──────── Information supplied

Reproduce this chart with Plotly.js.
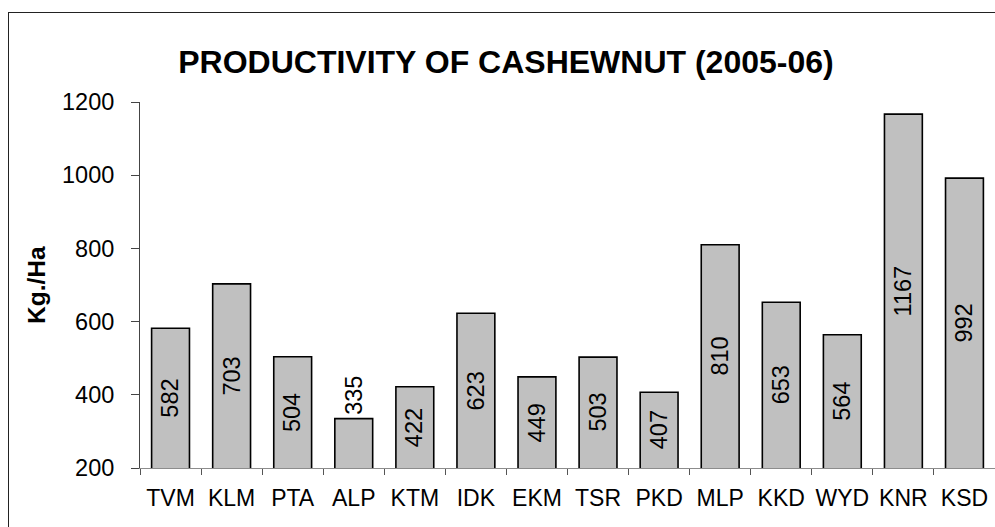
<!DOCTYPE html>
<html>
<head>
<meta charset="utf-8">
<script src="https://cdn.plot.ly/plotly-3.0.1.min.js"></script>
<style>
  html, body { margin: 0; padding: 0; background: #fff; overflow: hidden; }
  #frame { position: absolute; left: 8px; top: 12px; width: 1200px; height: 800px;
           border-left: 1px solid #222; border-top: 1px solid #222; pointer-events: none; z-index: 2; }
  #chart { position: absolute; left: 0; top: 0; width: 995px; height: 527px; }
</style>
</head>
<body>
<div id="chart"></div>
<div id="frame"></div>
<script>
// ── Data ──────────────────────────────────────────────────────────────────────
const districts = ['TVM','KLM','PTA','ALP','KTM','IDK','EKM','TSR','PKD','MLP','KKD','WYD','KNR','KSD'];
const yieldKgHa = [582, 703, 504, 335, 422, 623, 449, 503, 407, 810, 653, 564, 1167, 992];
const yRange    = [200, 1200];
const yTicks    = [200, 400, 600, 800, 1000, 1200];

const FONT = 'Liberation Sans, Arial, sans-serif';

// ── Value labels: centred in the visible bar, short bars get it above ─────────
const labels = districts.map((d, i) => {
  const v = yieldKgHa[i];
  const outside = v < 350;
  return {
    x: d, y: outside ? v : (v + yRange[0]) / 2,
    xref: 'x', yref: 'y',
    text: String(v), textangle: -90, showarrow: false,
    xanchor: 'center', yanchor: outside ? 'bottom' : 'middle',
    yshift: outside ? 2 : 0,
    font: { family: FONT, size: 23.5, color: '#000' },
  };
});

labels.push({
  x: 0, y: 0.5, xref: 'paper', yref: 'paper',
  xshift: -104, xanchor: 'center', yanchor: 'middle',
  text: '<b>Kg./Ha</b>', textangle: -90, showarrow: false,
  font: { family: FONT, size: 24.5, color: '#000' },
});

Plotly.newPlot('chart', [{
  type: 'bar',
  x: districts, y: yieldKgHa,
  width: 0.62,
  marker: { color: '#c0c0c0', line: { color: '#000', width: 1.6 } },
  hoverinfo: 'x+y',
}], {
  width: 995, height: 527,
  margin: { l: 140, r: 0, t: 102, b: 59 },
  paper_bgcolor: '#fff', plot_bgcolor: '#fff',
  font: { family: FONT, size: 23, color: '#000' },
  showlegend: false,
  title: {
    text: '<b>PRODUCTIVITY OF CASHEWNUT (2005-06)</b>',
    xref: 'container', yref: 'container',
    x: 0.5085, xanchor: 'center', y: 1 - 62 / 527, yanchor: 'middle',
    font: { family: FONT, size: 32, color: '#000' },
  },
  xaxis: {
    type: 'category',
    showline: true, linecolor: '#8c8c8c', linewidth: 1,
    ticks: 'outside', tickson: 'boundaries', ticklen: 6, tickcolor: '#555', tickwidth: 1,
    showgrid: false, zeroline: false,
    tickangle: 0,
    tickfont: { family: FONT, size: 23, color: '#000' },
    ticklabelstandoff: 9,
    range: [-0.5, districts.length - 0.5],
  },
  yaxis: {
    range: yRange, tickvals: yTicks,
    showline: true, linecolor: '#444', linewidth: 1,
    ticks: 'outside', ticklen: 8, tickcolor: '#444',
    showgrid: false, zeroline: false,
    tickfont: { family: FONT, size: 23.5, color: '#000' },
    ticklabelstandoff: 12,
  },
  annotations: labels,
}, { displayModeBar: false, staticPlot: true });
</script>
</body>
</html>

────────────────

Give the data above again in full and unchanged, skipping the pictures.

## [Result]
Reproduce this chart with Plotly.js.
<!DOCTYPE html>
<html>
<head>
<meta charset="utf-8">
<script src="https://cdn.plot.ly/plotly-3.0.1.min.js"></script>
<style>
  html, body { margin: 0; padding: 0; background: #fff; overflow: hidden; }
  #frame { position: absolute; left: 8px; top: 12px; width: 1200px; height: 800px;
           border-left: 1px solid #222; border-top: 1px solid #222; pointer-events: none; z-index: 2; }
  #chart { position: absolute; left: 0; top: 0; width: 995px; height: 527px; }
</style>
</head>
<body>
<div id="chart"></div>
<div id="frame"></div>
<script>
// ── Data ──────────────────────────────────────────────────────────────────────
const districts = ['TVM','KLM','PTA','ALP','KTM','IDK','EKM','TSR','PKD','MLP','KKD','WYD','KNR','KSD'];
const yieldKgHa = [582, 703, 504, 335, 422, 623, 449, 503, 407, 810, 653, 564, 1167, 992];
const yRange    = [200, 1200];
const yTicks    = [200, 400, 600, 800, 1000, 1200];

const FONT = 'Liberation Sans, Arial, sans-serif';

// ── Value labels: centred in the visible bar, short bars get it above ─────────
const labels = districts.map((d, i) => {
  const v = yieldKgHa[i];
  const outside = v < 350;
  return {
    x: d, y: outside ? v : (v + yRange[0]) / 2,
    xref: 'x', yref: 'y',
    text: String(v), textangle: -90, showarrow: false,
    xanchor: 'center', yanchor: outside ? 'bottom' : 'middle',
    yshift: outside ? 2 : 0,
    font: { family: FONT, size: 23.5, color: '#000' },
  };
});

labels.push({
  x: 0, y: 0.5, xref: 'paper', yref: 'paper',
  xshift: -104, xanchor: 'center', yanchor: 'middle',
  text: '<b>Kg./Ha</b>', textangle: -90, showarrow: false,
  font: { family: FONT, size: 24.5, color: '#000' },
});

Plotly.newPlot('chart', [{
  type: 'bar',
  x: districts, y: yieldKgHa,
  width: 0.62,
  marker: { color: '#c0c0c0', line: { color: '#000', width: 1.6 } },
  hoverinfo: 'x+y',
}], {
  width: 995, height: 527,
  margin: { l: 140, r: 0, t: 102, b: 59 },
  paper_bgcolor: '#fff', plot_bgcolor: '#fff',
  font: { family: FONT, size: 23, color: '#000' },
  showlegend: false,
  title: {
    text: '<b>PRODUCTIVITY OF CASHEWNUT (2005-06)</b>',
    xref: 'container', yref: 'container',
    x: 0.5085, xanchor: 'center', y: 1 - 62 / 527, yanchor: 'middle',
    font: { family: FONT, size: 32, color: '#000' },
  },
  xaxis: {
    type: 'category',
    showline: true, linecolor: '#8c8c8c', linewidth: 1,
    ticks: 'outside', tickson: 'boundaries', ticklen: 6, tickcolor: '#555', tickwidth: 1,
    showgrid: false, zeroline: false,
    tickangle: 0,
    tickfont: { family: FONT, size: 23, color: '#000' },
    ticklabelstandoff: 9,
    range: [-0.5, districts.length - 0.5],
  },
  yaxis: {
    range: yRange, tickvals: yTicks,
    showline: true, linecolor: '#444', linewidth: 1,
    ticks: 'outside', ticklen: 8, tickcolor: '#444',
    showgrid: false, zeroline: false,
    tickfont: { family: FONT, size: 23.5, color: '#000' },
    ticklabelstandoff: 12,
  },
  annotations: labels,
}, { displayModeBar: false, staticPlot: true });
</script>
</body>
</html>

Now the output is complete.